Bill de Blasio's Win in NYC a Landmark in U.S. History
Dorothy Rowley | 11/27/2013, 1 p.m.
When Bill de Blasio takes over as mayor of New York City on Jan. 1, it will mark another milestone in U.S. history — a white politician elected to a major office sworn in with a black spouse at their side.
As de Blasio, 59, settles in, his wife, Chirlane McCray, who said she serves as her husband's "sounding board," is poised to play a key role in his administration.
After a recent city forum to gather ideas for the incoming administration, McCray, 65, who's been married to de Blasio since 1994, said she was impressed with the public's feedback for the new mayor.
"I like the idea that so many people have logged their opinions and talked about what their priorities are for the city and the direction the city should go in," McCray told reporters on Nov. 19. "When you add all of that up it's going to be a very interesting portrait of where the city is now and what people care about."
Some speculated that the makeup of de Blasio's interracial family played a major role in his victory, but Michael Fauntroy, who teaches political science at George Mason University in Fairfax, Va., said the win hinged on several components.

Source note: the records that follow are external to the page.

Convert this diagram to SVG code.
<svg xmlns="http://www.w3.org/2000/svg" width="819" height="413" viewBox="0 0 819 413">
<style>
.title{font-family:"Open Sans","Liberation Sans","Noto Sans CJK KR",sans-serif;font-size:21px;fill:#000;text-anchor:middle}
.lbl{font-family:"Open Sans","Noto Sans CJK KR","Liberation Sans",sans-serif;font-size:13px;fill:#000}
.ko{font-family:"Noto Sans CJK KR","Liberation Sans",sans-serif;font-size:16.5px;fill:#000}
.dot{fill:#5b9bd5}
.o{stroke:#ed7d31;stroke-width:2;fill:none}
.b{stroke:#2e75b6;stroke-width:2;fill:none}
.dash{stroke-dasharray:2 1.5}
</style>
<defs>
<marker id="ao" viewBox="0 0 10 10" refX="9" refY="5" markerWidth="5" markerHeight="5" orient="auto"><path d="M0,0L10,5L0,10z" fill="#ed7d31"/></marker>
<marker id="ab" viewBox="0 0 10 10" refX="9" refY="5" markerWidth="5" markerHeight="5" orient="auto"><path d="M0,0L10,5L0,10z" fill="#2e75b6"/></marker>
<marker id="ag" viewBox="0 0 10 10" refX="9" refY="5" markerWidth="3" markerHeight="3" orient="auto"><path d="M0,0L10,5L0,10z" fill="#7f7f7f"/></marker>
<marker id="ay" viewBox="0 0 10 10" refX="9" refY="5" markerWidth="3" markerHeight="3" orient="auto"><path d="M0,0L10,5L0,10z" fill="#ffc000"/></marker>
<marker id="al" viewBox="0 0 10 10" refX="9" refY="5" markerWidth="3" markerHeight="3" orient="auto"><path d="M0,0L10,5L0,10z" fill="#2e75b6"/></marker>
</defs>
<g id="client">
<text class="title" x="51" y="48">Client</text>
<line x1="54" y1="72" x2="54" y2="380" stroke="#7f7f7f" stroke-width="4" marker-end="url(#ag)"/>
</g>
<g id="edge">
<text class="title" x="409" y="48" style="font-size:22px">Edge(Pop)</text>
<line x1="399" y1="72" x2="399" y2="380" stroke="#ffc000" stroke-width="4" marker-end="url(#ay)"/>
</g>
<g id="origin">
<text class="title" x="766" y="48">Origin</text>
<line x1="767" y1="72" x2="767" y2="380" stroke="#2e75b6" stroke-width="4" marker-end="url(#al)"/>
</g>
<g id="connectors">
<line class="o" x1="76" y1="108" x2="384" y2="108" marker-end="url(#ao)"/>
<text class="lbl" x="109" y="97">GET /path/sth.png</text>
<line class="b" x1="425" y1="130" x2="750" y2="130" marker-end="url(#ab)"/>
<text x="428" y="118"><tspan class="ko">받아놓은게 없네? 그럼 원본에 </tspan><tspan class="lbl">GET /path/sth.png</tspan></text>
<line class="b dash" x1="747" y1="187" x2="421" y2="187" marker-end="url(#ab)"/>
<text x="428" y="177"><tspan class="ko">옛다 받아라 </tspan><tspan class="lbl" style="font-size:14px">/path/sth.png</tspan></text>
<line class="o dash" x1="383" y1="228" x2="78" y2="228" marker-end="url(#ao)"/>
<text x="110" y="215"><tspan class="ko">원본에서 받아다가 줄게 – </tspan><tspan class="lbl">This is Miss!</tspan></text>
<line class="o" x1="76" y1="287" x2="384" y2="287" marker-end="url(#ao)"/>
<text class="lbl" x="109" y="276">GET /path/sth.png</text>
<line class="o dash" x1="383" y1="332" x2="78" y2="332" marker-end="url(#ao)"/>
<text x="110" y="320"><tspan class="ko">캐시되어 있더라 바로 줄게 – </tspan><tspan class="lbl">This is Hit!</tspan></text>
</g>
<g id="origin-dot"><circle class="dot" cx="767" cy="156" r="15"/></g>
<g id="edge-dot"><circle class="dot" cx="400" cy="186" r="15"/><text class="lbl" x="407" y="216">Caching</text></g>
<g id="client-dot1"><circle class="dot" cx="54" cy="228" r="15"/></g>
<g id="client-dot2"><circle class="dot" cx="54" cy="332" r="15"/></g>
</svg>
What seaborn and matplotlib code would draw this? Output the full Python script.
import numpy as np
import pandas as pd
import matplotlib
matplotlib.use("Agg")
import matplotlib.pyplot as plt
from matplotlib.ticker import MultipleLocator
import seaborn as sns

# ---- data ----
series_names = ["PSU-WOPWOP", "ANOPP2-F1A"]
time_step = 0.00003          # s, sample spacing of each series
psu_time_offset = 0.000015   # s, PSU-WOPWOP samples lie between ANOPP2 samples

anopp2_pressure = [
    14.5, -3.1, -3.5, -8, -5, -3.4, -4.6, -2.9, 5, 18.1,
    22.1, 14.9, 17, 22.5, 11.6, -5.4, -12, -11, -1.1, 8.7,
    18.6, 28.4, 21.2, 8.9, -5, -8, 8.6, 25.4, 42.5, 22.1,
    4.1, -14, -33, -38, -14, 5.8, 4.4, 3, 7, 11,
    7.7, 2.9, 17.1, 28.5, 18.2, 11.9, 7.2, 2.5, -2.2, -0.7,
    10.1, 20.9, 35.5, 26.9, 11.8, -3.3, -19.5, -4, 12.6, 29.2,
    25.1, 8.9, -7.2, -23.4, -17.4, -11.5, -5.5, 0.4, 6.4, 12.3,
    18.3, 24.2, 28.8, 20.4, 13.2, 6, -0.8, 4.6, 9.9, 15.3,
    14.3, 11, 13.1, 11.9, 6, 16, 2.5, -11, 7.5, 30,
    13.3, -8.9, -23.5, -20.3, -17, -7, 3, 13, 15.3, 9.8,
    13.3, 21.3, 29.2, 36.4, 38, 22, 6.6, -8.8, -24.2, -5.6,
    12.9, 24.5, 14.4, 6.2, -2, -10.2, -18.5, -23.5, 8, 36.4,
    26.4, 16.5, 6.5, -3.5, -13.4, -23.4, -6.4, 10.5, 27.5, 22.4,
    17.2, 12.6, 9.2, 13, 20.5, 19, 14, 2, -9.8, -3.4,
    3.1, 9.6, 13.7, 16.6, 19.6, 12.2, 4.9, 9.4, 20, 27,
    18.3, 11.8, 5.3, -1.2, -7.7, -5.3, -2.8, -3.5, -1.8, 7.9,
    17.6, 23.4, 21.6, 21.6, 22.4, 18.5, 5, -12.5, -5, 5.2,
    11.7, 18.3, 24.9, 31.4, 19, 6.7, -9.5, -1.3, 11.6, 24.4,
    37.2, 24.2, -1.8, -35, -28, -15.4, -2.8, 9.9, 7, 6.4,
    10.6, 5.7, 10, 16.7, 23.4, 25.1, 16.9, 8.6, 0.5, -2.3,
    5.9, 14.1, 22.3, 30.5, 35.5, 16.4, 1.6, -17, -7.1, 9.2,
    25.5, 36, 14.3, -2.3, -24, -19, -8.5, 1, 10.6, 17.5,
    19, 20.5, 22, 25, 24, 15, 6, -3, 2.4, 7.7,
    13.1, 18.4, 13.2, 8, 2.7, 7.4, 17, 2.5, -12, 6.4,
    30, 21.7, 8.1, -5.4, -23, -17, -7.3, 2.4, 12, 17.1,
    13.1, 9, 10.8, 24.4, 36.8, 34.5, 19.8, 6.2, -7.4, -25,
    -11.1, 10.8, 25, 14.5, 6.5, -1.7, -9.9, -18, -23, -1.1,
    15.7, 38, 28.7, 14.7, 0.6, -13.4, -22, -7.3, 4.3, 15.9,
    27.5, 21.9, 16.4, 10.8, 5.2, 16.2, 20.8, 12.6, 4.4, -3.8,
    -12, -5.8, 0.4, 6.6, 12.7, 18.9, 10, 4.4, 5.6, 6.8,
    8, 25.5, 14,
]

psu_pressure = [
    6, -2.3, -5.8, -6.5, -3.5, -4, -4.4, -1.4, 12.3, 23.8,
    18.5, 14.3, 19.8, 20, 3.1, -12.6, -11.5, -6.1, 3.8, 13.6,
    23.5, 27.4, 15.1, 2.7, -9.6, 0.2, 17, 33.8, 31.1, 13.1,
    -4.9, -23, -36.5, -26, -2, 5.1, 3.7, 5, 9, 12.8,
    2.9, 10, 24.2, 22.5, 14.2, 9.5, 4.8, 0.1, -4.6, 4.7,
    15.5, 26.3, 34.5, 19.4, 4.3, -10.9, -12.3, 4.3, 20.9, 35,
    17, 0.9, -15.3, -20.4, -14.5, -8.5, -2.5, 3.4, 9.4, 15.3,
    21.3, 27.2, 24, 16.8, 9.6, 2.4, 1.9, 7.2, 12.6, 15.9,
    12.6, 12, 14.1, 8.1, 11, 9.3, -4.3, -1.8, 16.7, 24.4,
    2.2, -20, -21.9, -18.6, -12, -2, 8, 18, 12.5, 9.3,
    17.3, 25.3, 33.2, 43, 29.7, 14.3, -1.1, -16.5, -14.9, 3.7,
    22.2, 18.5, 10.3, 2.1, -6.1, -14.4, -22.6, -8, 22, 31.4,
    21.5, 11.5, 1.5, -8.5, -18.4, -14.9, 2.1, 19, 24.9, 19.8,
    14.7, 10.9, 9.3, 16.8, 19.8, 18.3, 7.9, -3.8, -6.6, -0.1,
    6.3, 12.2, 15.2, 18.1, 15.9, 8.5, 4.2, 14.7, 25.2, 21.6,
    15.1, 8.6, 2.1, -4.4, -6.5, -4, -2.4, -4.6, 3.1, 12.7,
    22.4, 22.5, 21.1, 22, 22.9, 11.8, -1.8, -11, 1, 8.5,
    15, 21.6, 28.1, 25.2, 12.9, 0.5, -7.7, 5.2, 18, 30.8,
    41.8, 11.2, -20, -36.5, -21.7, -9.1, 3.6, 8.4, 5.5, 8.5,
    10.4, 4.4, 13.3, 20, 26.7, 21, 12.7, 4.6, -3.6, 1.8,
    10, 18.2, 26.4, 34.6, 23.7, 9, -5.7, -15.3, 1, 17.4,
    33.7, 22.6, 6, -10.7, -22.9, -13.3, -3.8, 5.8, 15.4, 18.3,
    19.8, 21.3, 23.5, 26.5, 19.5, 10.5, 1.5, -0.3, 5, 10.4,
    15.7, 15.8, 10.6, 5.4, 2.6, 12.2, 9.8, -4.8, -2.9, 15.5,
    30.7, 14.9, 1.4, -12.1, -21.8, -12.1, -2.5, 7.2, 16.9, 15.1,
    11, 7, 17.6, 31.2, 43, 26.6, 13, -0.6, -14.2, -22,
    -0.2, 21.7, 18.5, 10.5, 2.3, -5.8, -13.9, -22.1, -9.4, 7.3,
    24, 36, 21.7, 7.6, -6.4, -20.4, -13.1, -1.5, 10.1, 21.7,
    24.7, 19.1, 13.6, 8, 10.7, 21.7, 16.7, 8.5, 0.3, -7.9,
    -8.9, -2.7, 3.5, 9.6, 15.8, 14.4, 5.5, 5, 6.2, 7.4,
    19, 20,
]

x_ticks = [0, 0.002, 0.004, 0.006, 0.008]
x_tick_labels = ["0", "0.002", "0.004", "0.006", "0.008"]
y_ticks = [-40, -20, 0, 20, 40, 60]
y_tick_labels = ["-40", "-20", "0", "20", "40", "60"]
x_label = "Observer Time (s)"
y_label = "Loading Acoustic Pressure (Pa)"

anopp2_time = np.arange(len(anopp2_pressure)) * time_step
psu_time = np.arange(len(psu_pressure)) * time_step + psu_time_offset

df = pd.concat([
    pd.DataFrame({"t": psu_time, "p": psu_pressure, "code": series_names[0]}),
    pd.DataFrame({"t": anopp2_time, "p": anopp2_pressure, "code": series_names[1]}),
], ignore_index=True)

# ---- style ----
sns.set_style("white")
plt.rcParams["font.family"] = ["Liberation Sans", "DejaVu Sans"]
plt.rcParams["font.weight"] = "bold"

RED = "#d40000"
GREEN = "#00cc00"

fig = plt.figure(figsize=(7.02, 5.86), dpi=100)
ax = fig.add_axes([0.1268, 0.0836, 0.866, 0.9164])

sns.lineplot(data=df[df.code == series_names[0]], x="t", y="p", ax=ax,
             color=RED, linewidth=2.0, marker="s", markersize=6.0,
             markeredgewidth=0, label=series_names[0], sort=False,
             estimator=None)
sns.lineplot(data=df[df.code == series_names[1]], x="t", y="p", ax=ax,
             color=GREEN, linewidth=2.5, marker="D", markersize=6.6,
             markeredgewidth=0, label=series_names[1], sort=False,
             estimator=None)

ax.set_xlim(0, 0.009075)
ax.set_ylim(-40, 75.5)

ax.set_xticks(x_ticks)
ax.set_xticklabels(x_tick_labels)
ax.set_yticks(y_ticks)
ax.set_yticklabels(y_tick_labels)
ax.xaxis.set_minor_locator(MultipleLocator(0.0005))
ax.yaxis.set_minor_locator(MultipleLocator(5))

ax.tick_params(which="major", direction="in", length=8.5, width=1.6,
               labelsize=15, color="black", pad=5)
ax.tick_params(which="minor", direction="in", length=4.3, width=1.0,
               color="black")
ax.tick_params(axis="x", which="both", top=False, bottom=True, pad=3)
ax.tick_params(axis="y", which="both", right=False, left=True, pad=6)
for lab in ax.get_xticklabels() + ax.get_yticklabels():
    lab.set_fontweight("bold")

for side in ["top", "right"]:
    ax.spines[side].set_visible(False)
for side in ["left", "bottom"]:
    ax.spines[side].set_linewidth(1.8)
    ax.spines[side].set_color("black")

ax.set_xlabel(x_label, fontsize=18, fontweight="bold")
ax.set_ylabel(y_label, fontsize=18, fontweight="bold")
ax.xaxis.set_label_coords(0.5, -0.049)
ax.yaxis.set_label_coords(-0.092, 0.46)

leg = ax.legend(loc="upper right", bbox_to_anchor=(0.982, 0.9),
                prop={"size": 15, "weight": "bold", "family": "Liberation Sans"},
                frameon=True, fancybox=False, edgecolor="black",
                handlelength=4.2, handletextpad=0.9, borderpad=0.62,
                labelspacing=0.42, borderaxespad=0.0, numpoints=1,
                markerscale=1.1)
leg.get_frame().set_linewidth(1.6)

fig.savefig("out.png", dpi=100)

"It wasn't just race. For example, some of the country like New York is much more open-minded when it comes to race than even before," Fauntroy said. "It's also true that he benefited from relative recomposition, so I don't think there's any one simple explanation on why he won."
De Blasio, a Democrat from Manhattan and father of two children with McCray, entered the mayoral campaign with little name recognition.
During the Nov. 5 election, he won 95 percent of the black vote, more than 8 of 10 Hispanic votes, and 52 percent of the white vote, according to one exit poll.